[Start of Data provided]

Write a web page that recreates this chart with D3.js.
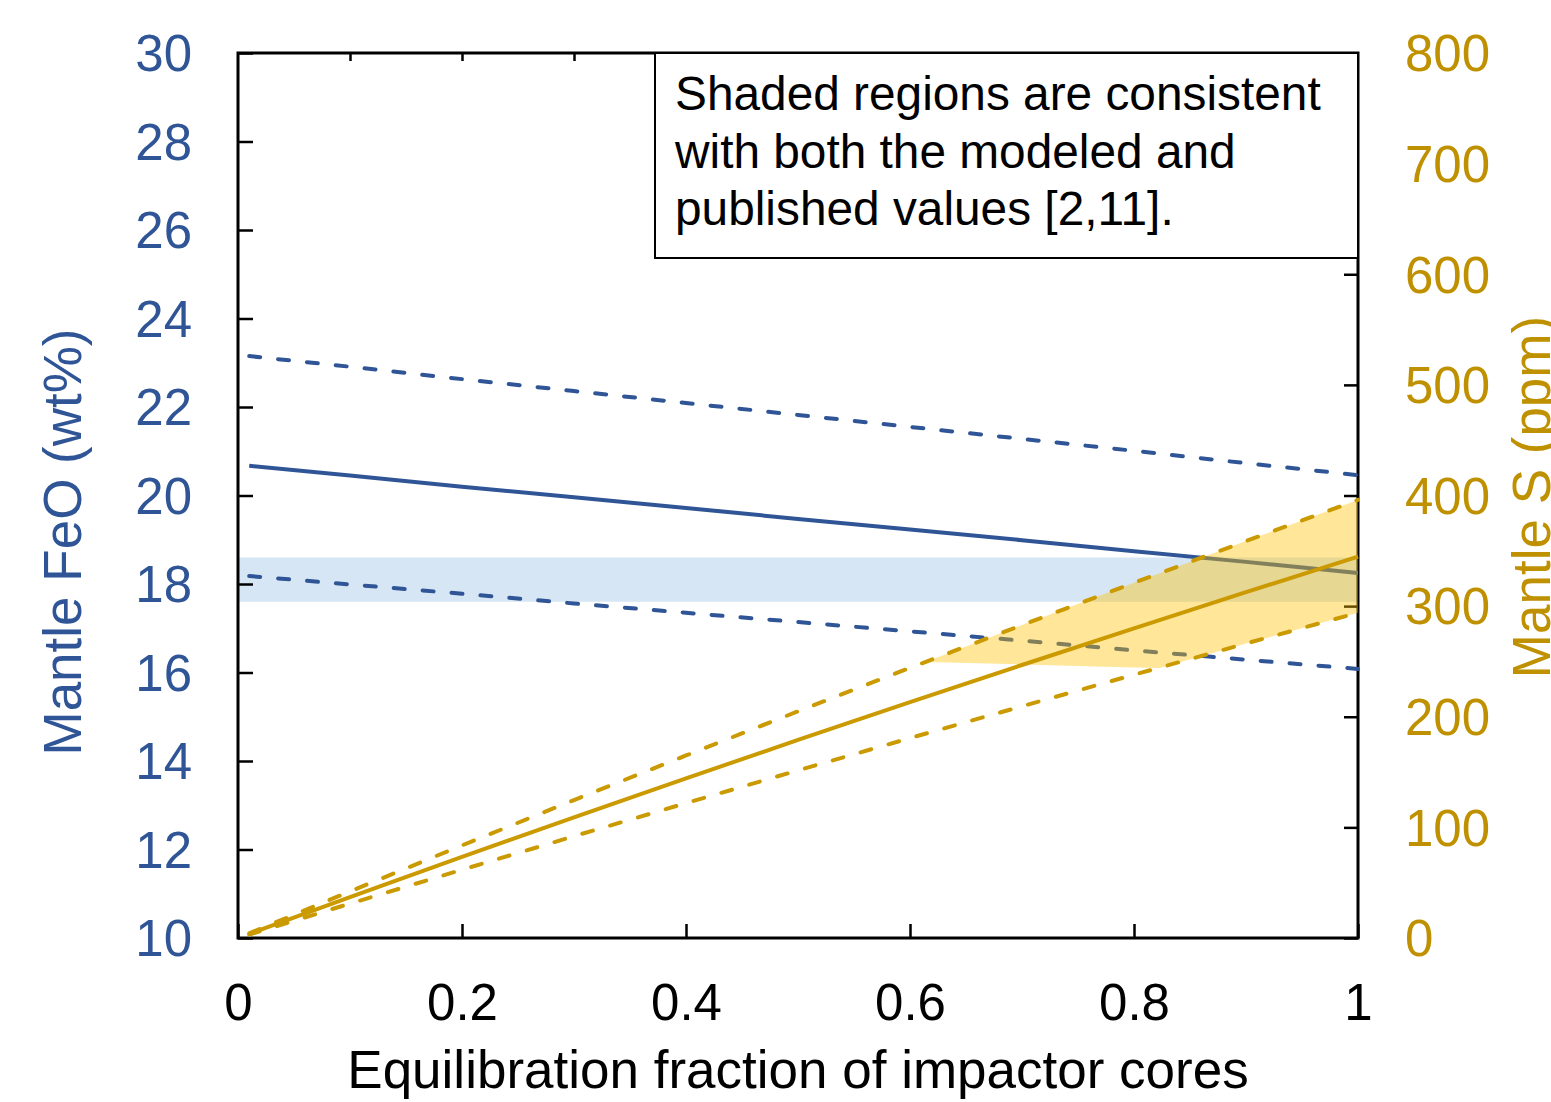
<!DOCTYPE html>
<html>
<head>
<meta charset="utf-8">
<script src="https://cdn.jsdelivr.net/npm/d3@7"></script>
<style>
  html, body { margin: 0; padding: 0; background: #ffffff; }
  svg { display: block; font-family: "Liberation Sans", Arial, sans-serif; }
</style>
</head>
<body>
<svg id="chart" width="1551" height="1102"></svg>
<script>
// Equilibration fraction of impactor cores (x)
const fraction = [0.01, 0.1, 0.2, 0.3, 0.4, 0.5, 0.6, 0.7, 0.8, 0.9, 1.0];

// Mantle FeO (wt%), left axis
const feoModel = [20.67, 20.45, 20.20, 19.96, 19.72, 19.47, 19.23, 18.99, 18.74, 18.50, 18.25];
const feoHigh  = [23.15, 22.91, 22.63, 22.36, 22.09, 21.82, 21.55, 21.28, 21.01, 20.73, 20.46];
const feoLow   = [18.18, 17.99, 17.78, 17.56, 17.35, 17.14, 16.93, 16.72, 16.50, 16.29, 16.08];

// Mantle S (ppm), right axis
const sModel = [3.7, 36.9, 73.3, 109.1, 144.3, 179.0, 213.2, 246.8, 279.9, 312.6, 344.7];
const sHigh  = [4.2, 42.1, 83.7, 124.7, 165.0, 204.9, 244.2, 282.9, 321.1, 358.8, 396.0];
const sLow   = [3.1, 31.1, 61.7, 92.0, 121.9, 151.5, 180.7, 209.5, 238.0, 266.2, 294.0];

// Published FeO range (shaded across all fractions)
const feoBandFraction = [0, 1];
const feoBandLow  = [17.6, 17.6];
const feoBandHigh = [18.6, 18.6];

// Region consistent with both modeled and published S
const sBandFraction = [0.615, 0.7, 0.8, 0.823, 0.9, 1.0];
const sBandLow  = [249.5, 247.3, 244.6, 244.0, 266.2, 294.0];
const sBandHigh = [250.0, 282.9, 321.1, 329.8, 358.8, 396.0];

// Tick labels
const xTicks = [0, 0.2, 0.4, 0.6, 0.8, 1];
const xTopTicks = [0.1, 0.2, 0.3, 0.4, 0.5, 0.6, 0.7, 0.8, 0.9];
const feoTicks = [10, 12, 14, 16, 18, 20, 22, 24, 26, 28, 30];
const sTicks = [0, 100, 200, 300, 400, 500, 600, 700, 800];

const noteLines = [
  "Shaded regions are consistent",
  "with both the modeled and",
  "published values [2,11]."
];

const BLUE = "#2F5597";
const GOLD_TEXT = "#BF9000";
const GOLD_LINE = "#CA9A00";

const L = 238, R = 1358, T = 53, B = 938;
const x = d3.scaleLinear().domain([0, 1]).range([L, R]);
const yL = d3.scaleLinear().domain([10, 30]).range([B, T]);
const yR = d3.scaleLinear().domain([0, 800]).range([B, T]);

const svg = d3.select("#chart");

// Published FeO band
const feoBand = feoBandFraction.map((f, i) => ({f, lo: feoBandLow[i], hi: feoBandHigh[i]}));
svg.append("path")
  .datum(feoBand)
  .attr("fill", "#5B9BD5")
  .attr("fill-opacity", 0.25)
  .attr("d", d3.area().x(d => x(d.f)).y0(d => yL(d.lo)).y1(d => yL(d.hi)));

// Axes
function styleAxis(g) {
  g.select(".domain").remove();
  g.selectAll(".tick line").attr("stroke", "#000").attr("stroke-width", 2.5);
}

svg.append("g")
  .attr("transform", `translate(${L},0)`)
  .call(d3.axisLeft(yL).tickValues(feoTicks).tickSize(-15).tickPadding(46).tickFormat(d3.format("d")))
  .call(styleAxis)
  .call(g => g.selectAll("text").attr("fill", BLUE).attr("font-size", 51)
    .attr("font-family", "Liberation Sans, Arial, sans-serif").attr("dy", "0.35em"));

svg.append("g")
  .attr("transform", `translate(${R},0)`)
  .call(d3.axisRight(yR).tickValues(sTicks).tickSize(-14).tickPadding(47).tickFormat(d3.format("d")))
  .call(styleAxis)
  .call(g => g.selectAll("text").attr("fill", GOLD_TEXT).attr("font-size", 51)
    .attr("font-family", "Liberation Sans, Arial, sans-serif").attr("dy", "0.35em"));

svg.append("g")
  .attr("transform", `translate(0,${B})`)
  .call(d3.axisBottom(x).tickValues(xTicks).tickSize(-14).tickPadding(46).tickFormat(d => String(d)))
  .call(styleAxis)
  .call(g => g.selectAll("text").attr("fill", "#000").attr("font-size", 51)
    .attr("font-family", "Liberation Sans, Arial, sans-serif"));

svg.append("g")
  .attr("transform", `translate(0,${T})`)
  .call(d3.axisTop(x).tickValues(xTopTicks).tickSize(-8).tickFormat(""))
  .call(styleAxis);

// Plot frame
svg.append("rect")
  .attr("x", L).attr("y", T).attr("width", R - L).attr("height", B - T)
  .attr("fill", "none").attr("stroke", "#000").attr("stroke-width", 3);

// FeO curves
const feoLine = d3.line().x((d, i) => x(fraction[i])).y(d => yL(d));
const blueSeries = [
  {values: feoHigh, dashed: true},
  {values: feoModel, dashed: false},
  {values: feoLow, dashed: true}
];
svg.append("g").selectAll("path")
  .data(blueSeries)
  .join("path")
  .attr("fill", "none")
  .attr("stroke", BLUE)
  .attr("stroke-width", 4)
  .attr("stroke-linecap", d => d.dashed ? "round" : "butt")
  .attr("stroke-dasharray", d => d.dashed ? "11,18" : null)
  .attr("d", d => feoLine(d.values));

// Consistent S region
const sBand = sBandFraction.map((f, i) => ({f, lo: sBandLow[i], hi: sBandHigh[i]}));
svg.append("path")
  .datum(sBand)
  .attr("fill", "#FFC000")
  .attr("fill-opacity", 0.4)
  .attr("d", d3.area().x(d => x(d.f)).y0(d => yR(d.lo)).y1(d => yR(d.hi)));

// S curves
const sLine = d3.line().x((d, i) => x(fraction[i])).y(d => yR(d));
const goldSeries = [
  {values: sHigh, dashed: true},
  {values: sModel, dashed: false},
  {values: sLow, dashed: true}
];
svg.append("g").selectAll("path")
  .data(goldSeries)
  .join("path")
  .attr("fill", "none")
  .attr("stroke", GOLD_LINE)
  .attr("stroke-width", 4)
  .attr("stroke-linecap", d => d.dashed ? "round" : "butt")
  .attr("stroke-dasharray", d => d.dashed ? "11,18" : null)
  .attr("d", d => sLine(d.values));

// Note box
const note = svg.append("g");
note.append("rect")
  .attr("x", 655).attr("y", T).attr("width", R - 655).attr("height", 258 - T)
  .attr("fill", "#fff").attr("stroke", "#000").attr("stroke-width", 2);
note.selectAll("text")
  .data(noteLines)
  .join("text")
  .attr("x", 675)
  .attr("y", (d, i) => 110 + i * 57.5)
  .attr("font-size", 47.8)
  .attr("fill", "#000")
  .text(d => d);

// Axis titles
svg.append("text")
  .attr("transform", "translate(81,542) rotate(-90)")
  .attr("text-anchor", "middle")
  .attr("font-size", 53)
  .attr("fill", BLUE)
  .text("Mantle FeO (wt%)");

svg.append("text")
  .attr("transform", "translate(1550,497) rotate(-90)")
  .attr("text-anchor", "middle")
  .attr("font-size", 53)
  .attr("fill", GOLD_TEXT)
  .text("Mantle S (ppm)");

svg.append("text")
  .attr("x", 798).attr("y", 1088)
  .attr("text-anchor", "middle")
  .attr("font-size", 53)
  .attr("fill", "#000")
  .text("Equilibration fraction of impactor cores");
</script>
</body>
</html>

[End of Data provided]

**Stated problem**
Without the pictures, return the listing above from its first line through the line that has "0.8, 0.9, 1.0];".

**Result of the exercise**
Write a web page that recreates this chart with D3.js.
<!DOCTYPE html>
<html>
<head>
<meta charset="utf-8">
<script src="https://cdn.jsdelivr.net/npm/d3@7"></script>
<style>
  html, body { margin: 0; padding: 0; background: #ffffff; }
  svg { display: block; font-family: "Liberation Sans", Arial, sans-serif; }
</style>
</head>
<body>
<svg id="chart" width="1551" height="1102"></svg>
<script>
// Equilibration fraction of impactor cores (x)
const fraction = [0.01, 0.1, 0.2, 0.3, 0.4, 0.5, 0.6, 0.7, 0.8, 0.9, 1.0];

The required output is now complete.